In another part of Delhi, at the Delhi Sarai Rohilla Station, the Mussoorie Express is being cleaned at a washing line. A middle-aged person is shouting at a group of people to clean the train properly. When asked why they don’t have any protective gear, he says that it is provided to them by their supervisor but they don’t use it. He makes all effort to pin the blame on the supervisor and the workers, but reveals only his designation after I insist. He tells me that he is a Senior Section Engineer (SSE) and I am given the contact details of Sonveer, the supervisor.
Sonveer Singh tells me that only the people on the washing line are given boots. When I tell him that I am standing at the washing line and that I see no boots, he says, “Baar baar chadhega, utarega, bhari-bhari kya pahnega? (They have to climb and get down several times. Why will they wear heavy boots?)” When I ask him whether he gives them any protective gear at all, he denies being their supervisor and tells me that he will send the supervisors to the place shortly.
Activists at the Safai Karmachari Andolan (SKA) have been fighting against manual scavenging and sewerage deaths for decades now and have seen little result. At their offices, they have thick folders of over a thousand deaths since 2010 across states, with FIRs, post-mortem reports, and other documentation for each death. Bezwada Wilson, one of the founders of SKA, says that they have finally been able to build a network to be able to document most of the deaths, but they have not yet been able to get the politicians to work. “Does this country have a plan?” he asks, as there have been three more deaths in a single day at a sewage treatment plant in Agra.
In a letter to the President in March this year, Wilson highlighted the 2014 Supreme Court judgment that orders a time-bound strategy to be developed by the railways to end manual scavenging on the tracks, and makes entering sewer lines without safety gears a crime even in emergency situations, among other things.
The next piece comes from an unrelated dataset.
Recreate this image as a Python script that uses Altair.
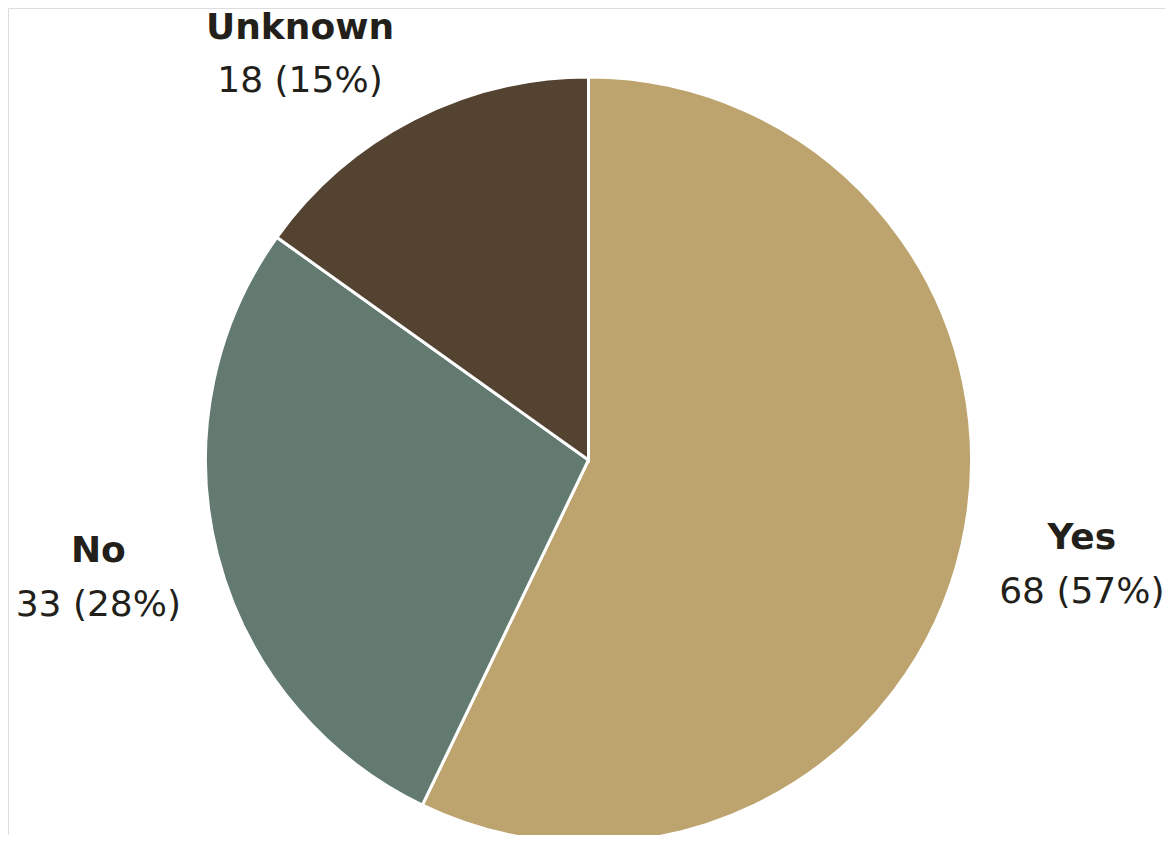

In another letter, which the SKA sent to over 200 MPs during the week that the parliament was discussing their ‘commitment to Constitution’ this year, Wilson says that until “we are able to prevent the entry of human beings into the sewer and protect the rights of manual scavengers to life, dignity and equality, besides providing compensation for every death in sewer since 1993, we will be continuing to violate the Constitution. Until then, these kind of parliamentary actions of holding discussions on ‘commitment to the Constitution’ to mark the birth anniversary of Dr. B. R. Ambedkar are just empty rhetoric devoid of all meaning and purpose.” He suggests that the parliamentarians should suspend all work in both Houses and address the issue of sewerage deaths immediately.
To find out whether the National Commission for Safai Karamcharis (a monitoring body constituted by the 2013 Act) at least had taken any action in the recent deaths in the sewers and whether it had performed its constitutional duty of monitoring the survey, YKA made several calls and even sent a questionnaire (when asked) but received no response.
At the Sarai Rohilla Station, I find a lone man cleaning the dirty rail tracks. Sagar, who is from Salem, is sometimes also sent into a sewer if it is clogged. His father, who was a scrap-dealer in Mumbai, died early and Sagar did not get any education. He has two daughters who clean utensils and houses in Ooty, Tamil Nadu. They too could not get any education. The Manual Scavenging Act passed by the parliament and the missing survey that proclaims to fix the issue are, as of now, just empty words and nonexistent for people like him.
Sagar has to live with the ugly truth of cleanliness drives. “Pet ke liye karna padta hai (I have to do it for food).”